The MK-12D+ is their version of the radio with its own tray and indicator (ID-824 VOR/LOC or ID-825 VOR/ILS) and is available in versions with and without built-in glideslope receiver and in either 14 VDC or 28 VDC versions.
The MK-12D/Cessna is the 14 VDC direct plug-in replacement version to replace the ARC/Cessna RT-308/328 series and is not available with built-in glideslope because it was intended to work with the aircrafts previously installed ARC/Cessna VOR/LOC or VOR/ILS indicator and remote mounted ARC/Cessna glideslope receiver, if installed.
The MK-12E/Cessna is the 28 VDC direct plug-in replacement for the ARC/Cessna RT-385A and RT-485A/B series radios that again were either equipped or not equipped with a remote glideslope receiver. The Narco MK-12D/R is the direct plug-in replacement for the old vacuum tube Narco MK-12/MK-12A/MK-12B series radios and again will work with existing Narco indicators and remote GS receivers.
One advantage that I think the Narco MK-12D+ has over the King KX-155 is that it will mate directly with an HSI, since it features a built-in VOR/LOC converter, which the KX-155 does not have. To be compatible with an HSI, either a remotely installed Bendix/King KN-72 converter or the KX-165 with built-in converter must be installed at a higher price than the MK-12D+.
The only disadvantage to the MK-12D+ over the KX-155-other than Narcos reputation-is that the MK-12D+ vertical panel space requirement is 2.5 inches versus 2 inches for the KX-155 or KX-165. Also, the MK-12D+ features a VOR radial readout feature that the KX-155 does not have but which can be had in the more expensive KX-165 and newer KX-155A models. My company-Spencer Avionics, Inc.-has been a Narco Master Dealer for 23 years. (I recently sold it to an employee.) Our market is single engine-airplanes up through medium-size twins. Like other dealers, I have not liked some of Narcos policies that have gained them a bad reputation.
Their current service policy is that a Narco Master Dealer can field service and order replacement parts only for those Narco products that are in current production. Out of production radios must be sent into the factory for repair since Narco will not supply any repair parts to the field dealers on these units.I would encourage aircraft owners to have your local Narco dealer send those units in requiring repair rather than the owner sending them direct to Narco because it wont cost any more and the Narco field dealer needs the credit to help maintain his Master Dealer status.
Now I want to really get on my soapbox.
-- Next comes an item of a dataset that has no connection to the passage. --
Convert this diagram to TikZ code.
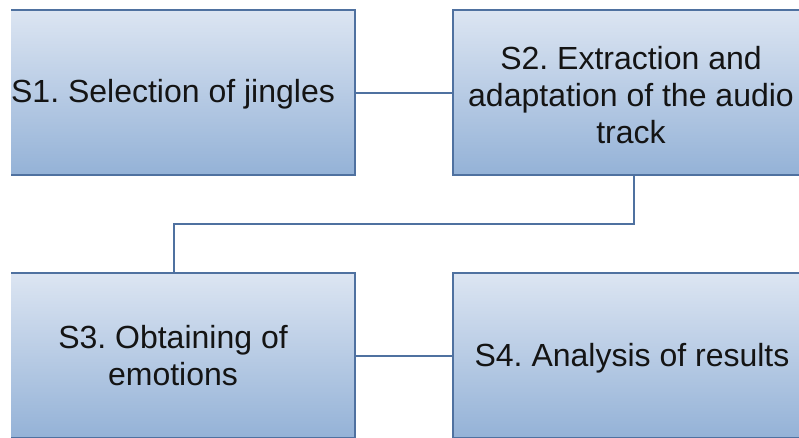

We have also been a King dealer for the same 23 years and have seen a noticeable decline in factory service support to the field dealers starting a number of years ago when Bendix took over King Radio Corporation.
When Bendix acquired King Radio, I made the observation that I certainly hoped Bendix would acquire the good business practices of the King Radio Corporation rather than the other way around. Unfortunately I was wrong. The company no longer provides free spares (except for customer radios still in warranty) and generally dont have many spares available unless you want a long wait, even if youre willing to pay the monthly fee. The same goes for factory exchanges.
It used to be said amongst avionics shop owners that the shops chances of survival without having a King franchise were not good. I dont think thats true anymore and unless the company can reverse its decline, its fortunes may actually decline below Narco. Garmin is the future Bendix/King, Im afraid.